Estudem, dediquem-se e, sobretudo, sejam fortes. Ainda vivemos em uma sociedade patriarcal, que impõe barreiras duras à ascensão profissional das mulheres. Nas primeiras instâncias, onde o o é por concurso público, o número de mulheres é expressivo, muitas vezes igual ou superior ao de homens. Mas, nas instâncias superiores, onde as escolhas são majoritariamente políticas, a representatividade feminina despenca. Recentemente, o presidente Lula indicou um homem para a vaga da ministra Assusete Magalhães no STJ, mesmo havendo mulheres entre os nomes das listas tríplices. O STJ tem 33 ministros; apenas cinco são mulheres, o que representa 16,12% — abaixo, inclusive, dos já baixos 38% da presença feminina no Judiciário, segundo o relatório Justiça em Números.

O STM vive hoje um novo contexto institucional, com as Forças Armadas mais expostas ao debate público. Qual deve ser o papel da Justiça Militar nesse cenário? Ela está preparada para lidar com essa visibilidade?

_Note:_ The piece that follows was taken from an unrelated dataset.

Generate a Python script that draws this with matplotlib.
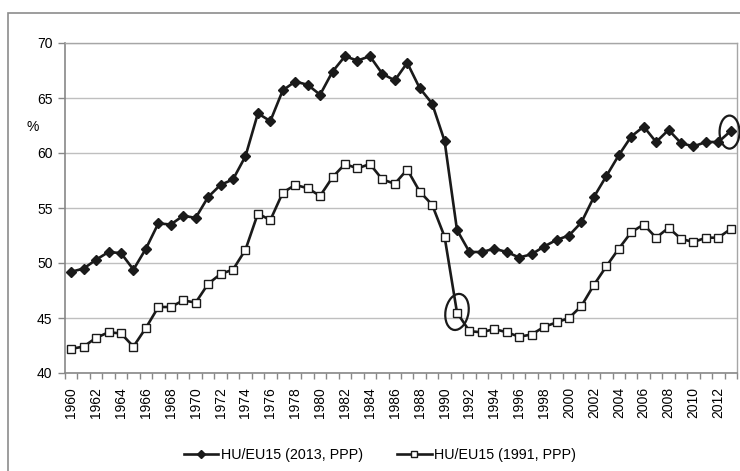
import matplotlib
matplotlib.use("Agg")
import matplotlib.pyplot as plt
from matplotlib.patches import Ellipse, Rectangle
import numpy as np

plt.rcParams['font.family'] = ['Liberation Sans', 'DejaVu Sans']

years = list(range(1960, 2014))
hu_2013 = [49.2, 49.5, 50.3, 51.0, 50.9, 49.4, 51.3, 53.6, 53.5, 54.3,
           54.1, 56.0, 57.1, 57.6, 59.7, 63.6, 62.9, 65.7, 66.5, 66.2,
           65.3, 67.4, 68.8, 68.4, 68.8, 67.2, 66.6, 68.2, 65.9, 64.5,
           61.1, 53.0, 51.0, 51.0, 51.3, 51.0, 50.5, 50.8, 51.5, 52.1,
           52.5, 53.7, 56.0, 57.9, 59.8, 61.5, 62.4, 61.0, 62.1, 60.9,
           60.6, 61.0, 61.0, 62.0]
hu_1991 = [42.2, 42.4, 43.2, 43.7, 43.6, 42.4, 44.1, 46.0, 46.0, 46.6,
           46.4, 48.1, 49.0, 49.4, 51.2, 54.5, 53.9, 56.4, 57.1, 56.8,
           56.1, 57.8, 59.0, 58.6, 59.0, 57.6, 57.2, 58.5, 56.5, 55.3,
           52.4, 45.5, 43.8, 43.7, 44.0, 43.7, 43.3, 43.5, 44.2, 44.6,
           45.0, 46.1, 48.0, 49.7, 51.3, 52.8, 53.5, 52.3, 53.2, 52.2,
           51.9, 52.3, 52.3, 53.1]
label_2013 = "HU/EU15 (2013, PPP)"
label_1991 = "HU/EU15 (1991, PPP)"
y_ticks = [40, 45, 50, 55, 60, 65, 70]
circled_years = [1991, 2013]

fig = plt.figure(figsize=(7.4, 4.71), dpi=100)
ax = fig.add_axes([65/740, 1-373/471, (737-65)/740, (373-43)/471])

x = np.arange(len(years))
ax.plot(x, hu_2013, color='#1a1a1a', lw=1.9, marker='D', ms=4.8,
        mfc='#1a1a1a', mec='#1a1a1a', label=label_2013, zorder=3)
ax.plot(x, hu_1991, color='#1a1a1a', lw=1.9, marker='s', ms=5.2,
        mfc='white', mec='#1a1a1a', mew=1.0, label=label_1991, zorder=3)

# circled points
i1 = years.index(circled_years[0])
i2 = years.index(circled_years[1])
ax.add_patch(Ellipse((i1, hu_1991[i1] + 0.05), 1.85, 3.3, angle=-8,
                     fill=False, ec='#1a1a1a', lw=1.6, zorder=4, clip_on=False))
ax.add_patch(Ellipse((i2 - 0.1, hu_2013[i2] - 0.1), 1.6, 3.0, angle=0,
                     fill=False, ec='#1a1a1a', lw=1.6, zorder=4, clip_on=False))

ax.set_xlim(-0.5, len(years) - 0.5)
ax.set_ylim(40, 70)
ax.set_yticks(y_ticks)
ax.set_yticklabels([str(v) for v in y_ticks], fontsize=10)
ax.yaxis.grid(True, color='#bfbfbf', lw=1)
ax.set_axisbelow(True)

ax.set_xticks(x[::2])
ax.set_xticklabels([str(y) for y in years[::2]], rotation=90, fontsize=10)
ax.set_xticks(np.arange(len(years) + 1) - 0.5, minor=True)
ax.tick_params(axis='x', which='major', length=0, pad=10)
ax.tick_params(axis='x', which='minor', length=4.5, color='#888888', width=1)
ax.tick_params(axis='y', length=5, color='#888888', width=1, pad=4)

for s in ['left', 'bottom']:
    ax.spines[s].set_color('#888888')
    ax.spines[s].set_linewidth(1.2)
for s in ['top', 'right']:
    ax.spines[s].set_color('#a6a6a6')
    ax.spines[s].set_linewidth(1)

fig.text(33/740, 1-127/471, '%', fontsize=10, ha='center', va='center')

# outer chart frame
fig.patches.append(Rectangle((8/740, -0.2), 1.2, 1-13/471+0.2,
                             transform=fig.transFigure, fill=False,
                             ec='#8c8c8c', lw=1.2))

fig.legend(loc='center', bbox_to_anchor=(0.5 + 10/740, 1-455/471), ncol=2,
           frameon=False, fontsize=10.3, handlelength=2.4, markerscale=0.8,
           handletextpad=0.2, columnspacing=2.4)

fig.savefig('out.png', dpi=100)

O papel da Justiça Militar da União permanece o mesmo que exerce há 217 anos: julgar, com celeridade e rigor, os crimes militares definidos em lei. O STM é o mais antigo tribunal do país, em funcionamento ininterrupto desde 1808, testemunha de toda a história institucional brasileira. O sistema disciplinar das Forças Armadas é extremamente rigoroso — muito diferente, por exemplo, das polícias militares estaduais. Não é comum vermos militares das Forças Armadas envolvidos em grupos de extermínio ou em organizações criminosas. Isso ocorre porque, além dos regulamentos disciplinares internos, os crimes são rapidamente encaminhados à Justiça Militar, que julga com presteza. Um simples furto ou o uso de entorpecentes, por exemplo, pode comprometer gravemente a hierarquia e a disciplina — pilares das Forças Armadas.

Casos envolvendo militares em crimes comuns ou em situações fora da caserna têm gerado discussões sobre a competência da Justiça Militar. A senhora acredita que é hora de rever esse alcance?

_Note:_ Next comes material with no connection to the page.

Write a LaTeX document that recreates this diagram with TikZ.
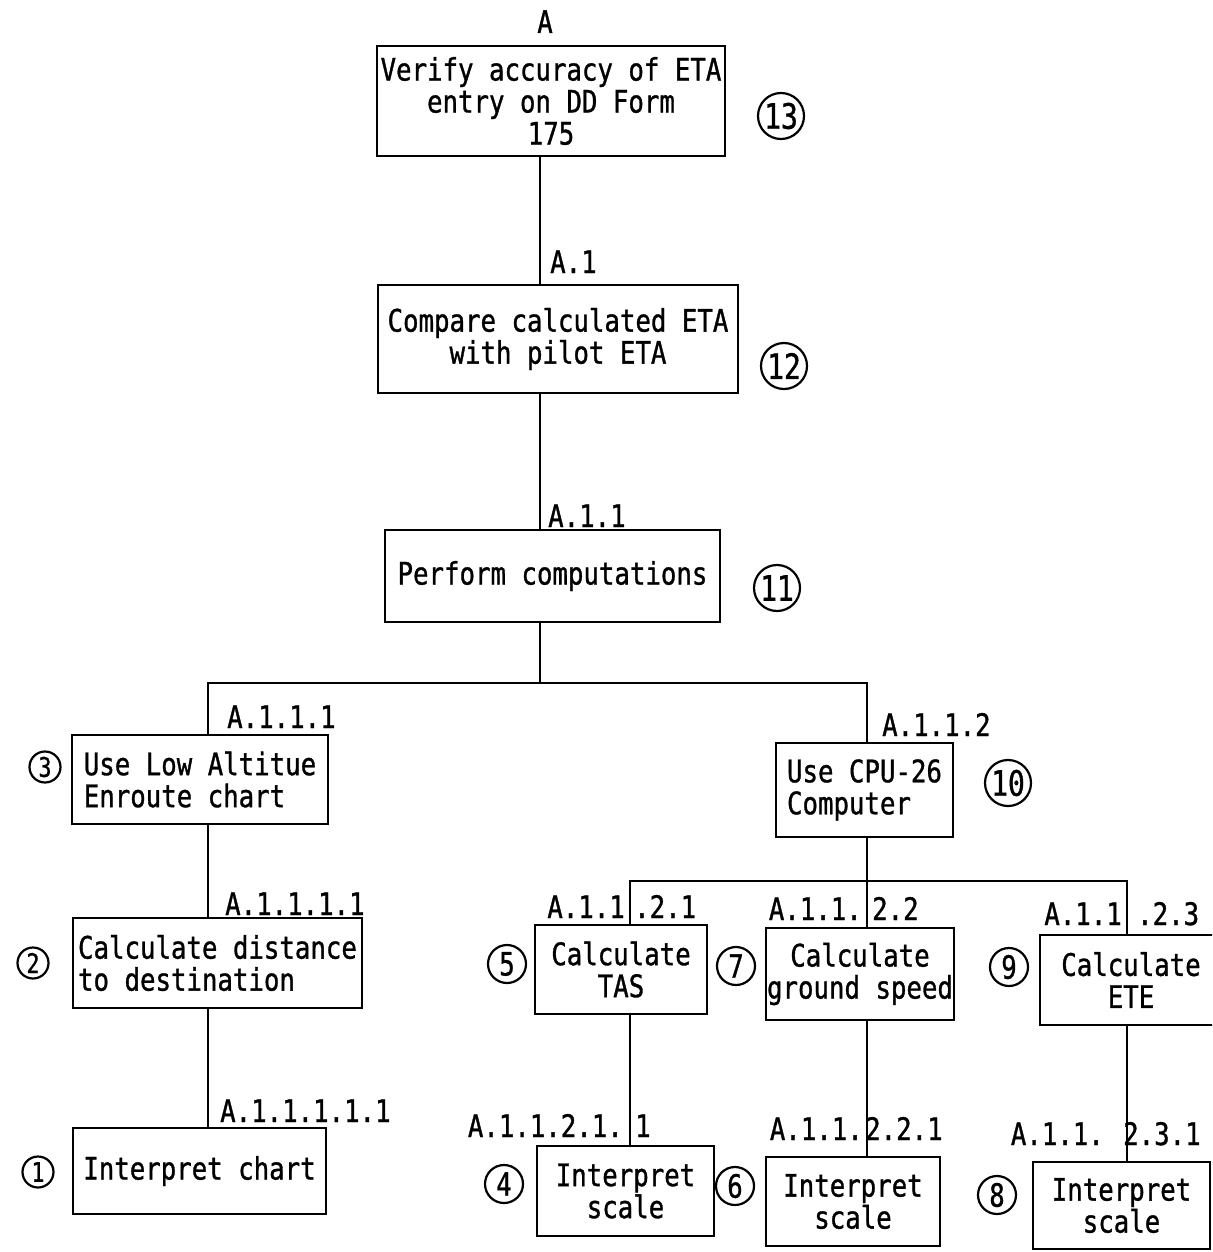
\documentclass[tikz,border=0pt]{standalone}
\usepackage{fontspec}
\newfontfamily\tw[FakeStretch=0.83,FakeBold=1]{DejaVu Sans Mono}
\newfontfamily\twn[FakeStretch=0.8,FakeBold=1]{DejaVu Sans Mono}
\begin{document}
\begin{tikzpicture}[x=1pt,y=-1pt,
  every node/.style={font=\tw\fontsize{31}{32}\selectfont},
  box/.style={draw, line width=2.3pt, inner sep=1pt, align=center},
  lbl/.style={inner sep=0pt},
  num/.style={circle, draw, line width=2.2pt, minimum size=38pt, inner sep=0pt, font=\twn\fontsize{32}{32}\selectfont},
  bignum/.style={num, minimum size=46pt, font=\twn\fontsize{35}{35}\selectfont},
  smallnum/.style={num, minimum size=31pt, font=\twn\fontsize{27}{27}\selectfont},
  conn/.style={line width=2.3pt}]
\useasboundingbox (0,0) rectangle (1212,1252);
\clip (0,0) rectangle (1212,1252);
% column / bar coordinates
\coordinate (cA) at (540,0);
\coordinate (cL) at (208,0);
\coordinate (cR) at (867,0);
\coordinate (cT) at (630,0);
\coordinate (cE) at (1127,0);
\coordinate (h1) at (0,683);
\coordinate (h2) at (0,881);
% boxes
\node[box, minimum width=348pt, minimum height=110pt] (a) at (551,101) {Verify accuracy of ETA\\entry on DD Form\\175};
\node[box, minimum width=360pt, minimum height=108pt] (a1) at (558,339) {Compare calculated ETA\\with pilot ETA};
\node[box, minimum width=335pt, minimum height=92pt] (a11) at (552.5,576) {Perform computations};
\node[box, align=left, minimum width=256pt, minimum height=89pt] (a111) at (200,779.5) {Use Low Altitue\\Enroute chart};
\node[box, align=left, minimum width=289pt, minimum height=90pt] (a1111) at (217.5,963) {Calculate distance\\to destination};
\node[box, minimum width=253pt, minimum height=86pt] (a11111) at (199.5,1171) {Interpret chart};
\node[box, align=left, minimum width=177pt, minimum height=94pt] (a112) at (864.5,790) {Use CPU-26\\Computer};
\node[box, minimum width=172pt, minimum height=89pt] (tas) at (621,969.5) {Calculate\\TAS};
\node[box, minimum width=188pt, minimum height=92pt] (gs) at (860,974) {Calculate\\ground speed};
\node[box, minimum width=182pt, minimum height=90pt] (ete) at (1131,980) {Calculate\\ETE};
\node[box, minimum width=177pt, minimum height=90pt] (is1) at (625.5,1191) {Interpret\\scale};
\node[box, minimum width=174pt, minimum height=89pt] (is2) at (853,1201.5) {Interpret\\scale};
\node[box, minimum width=177pt, minimum height=87pt] (is3) at (1121.5,1205.5) {Interpret\\scale};
% connectors
\draw[conn] (cA |- a.south) -- (cA |- a1.north);
\draw[conn] (cA |- a1.south) -- (cA |- a11.north);
\draw[conn] (cA |- a11.south) -- (cA |- h1);
\draw[conn] (cL |- a111.north) |- (cR |- h1) -- (cR |- a112.north);
\draw[conn] (cL |- a111.south) -- (cL |- a1111.north);
\draw[conn] (cL |- a1111.south) -- (cL |- a11111.north);
\draw[conn] (cR |- a112.south) -- (cR |- gs.north);
\draw[conn] (cT |- tas.north) |- (cE |- h2) -- (cE |- ete.north);
\draw[conn] (cT |- tas.south) -- (cT |- is1.north);
\draw[conn] (cR |- gs.south) -- (cR |- is2.north);
\draw[conn] (cE |- ete.south) -- (cE |- is3.north);
% labels
\node[lbl, anchor=base] (lA) at (545,33) {A};
\node[lbl, anchor=base west] (lA1) at (550,273) {A.1};
\node[lbl, anchor=base west] (lA11) at (548,527) {A.1.1};
\node[lbl, anchor=base west] (lA111) at (227,728) {A.1.1.1};
\node[lbl, anchor=base west] (lA112) at (882,736) {A.1.1.2};
\node[lbl, anchor=base west] (lA1111) at (225,915) {A.1.1.1.1};
\node[lbl, anchor=base west] (lA11111) at (220,1122) {A.1.1.1.1.1};
\node[lbl, anchor=base east] (lT1a) at (625,918) {A.1.1};
\node[lbl, anchor=base west] (lT1b) at (634,918) {.2.1};
\node[lbl, anchor=base east] (lG1a) at (862,920) {A.1.1.};
\node[lbl, anchor=base west] (lG1b) at (872,920) {2.2};
\node[lbl, anchor=base east] (lE1a) at (1122,925) {A.1.1};
\node[lbl, anchor=base west] (lE1b) at (1137,925) {.2.3};
\node[lbl, anchor=base east] (lT2a) at (623,1137) {A.1.1.2.1.};
\node[lbl, anchor=base west] (lT2b) at (635,1137) {1};
\node[lbl, anchor=base east] (lG2a) at (863,1140) {A.1.1.};
\node[lbl, anchor=base west] (lG2b) at (865,1140) {2.2.1};
\node[lbl, anchor=base east] (lE2a) at (1104,1145) {A.1.1.};
\node[lbl, anchor=base west] (lE2b) at (1123,1145) {2.3.1};
% circled numbers
\node[bignum] (n13) at (781,116) {13};
\node[bignum] (n12) at (784,366) {12};
\node[bignum] (n11) at (777,588) {11};
\node[bignum] (n10) at (1008,783) {10};
\node[smallnum] (n3) at (45,767) {3};
\node[smallnum] (n2) at (33,963) {2};
\node[smallnum] (n1) at (38,1172) {1};
\node[num] (n5) at (507,964) {5};
\node[num] (n7) at (736,966) {7};
\node[num] (n9) at (1009,967) {9};
\node[num] (n4) at (504,1184) {4};
\node[num] (n6) at (735,1186) {6};
\node[num] (n8) at (997,1195) {8};
\end{tikzpicture}
\end{document}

Quem discute isso não conhece o Direito Militar e, muito menos, está afeito às peculiaridades da Justiça Militar das Forças Armadas — instituições seculares e permanentes, de especial importância para qualquer nação soberana. Nossos magistrados de primeiro grau são juízes federais de carreira, concursados, e em nada devem, em termos de competência e conhecimento, a qualquer juiz federal do país. São eles quem julgam os civis que cometem crimes militares — por exemplo: Um criminoso que invade um quartel e furta granadas, armas e munições. Esses civis são julgados pelos juízes federais da Justiça Militar. Por outro lado, temos o Conselho de Justiça, formado pelo juiz federal e por quatro militares com patentes superiores à do réu, responsável por julgar os militares que cometem crimes militares. Essa composição mista é chamada de escabinato e traz o conhecimento jurídico do juiz togado e o conhecimento da caserna dos militares que fazem parte do conselho julgador, com vivência dentro dos quartéis. A Justiça Militar no Brasil é uma das mais modernas do mundo, inserida no Poder Judiciário desde 1937 — diferentemente daquelas cortes marciais, comuns em vários países, em que o julgador é o próprio comandante dos militares e os tribunais fazem parte de organismos das próprias Forças Armadas. O Brasil é elogiado e referência quando se trata de Justiça Militar.

Como a senhora vê o desafio de manter a independência da Justiça Militar em um país ainda tão politicamente polarizado, inclusive dentro das próprias corporações?

A polarização política é um mal que afeta toda a sociedade, inclusive instituições — afinal, elas são formadas por pessoas. No entanto, a independência da Justiça Militar nunca esteve em xeque. Nossos ministros não têm qualquer subordinação aos comandos das Forças Armadas. São magistrados com status constitucional, indicados pelo Presidente da República e sabatinados pelo Senado Federal, exatamente como nos demais tribunais superiores. A Justiça Militar é uma instituição forte, comprometida com a democracia e com a Constituição. Acredito que continuará exercendo sua missão de forma técnica, independente e imune a pressões políticas.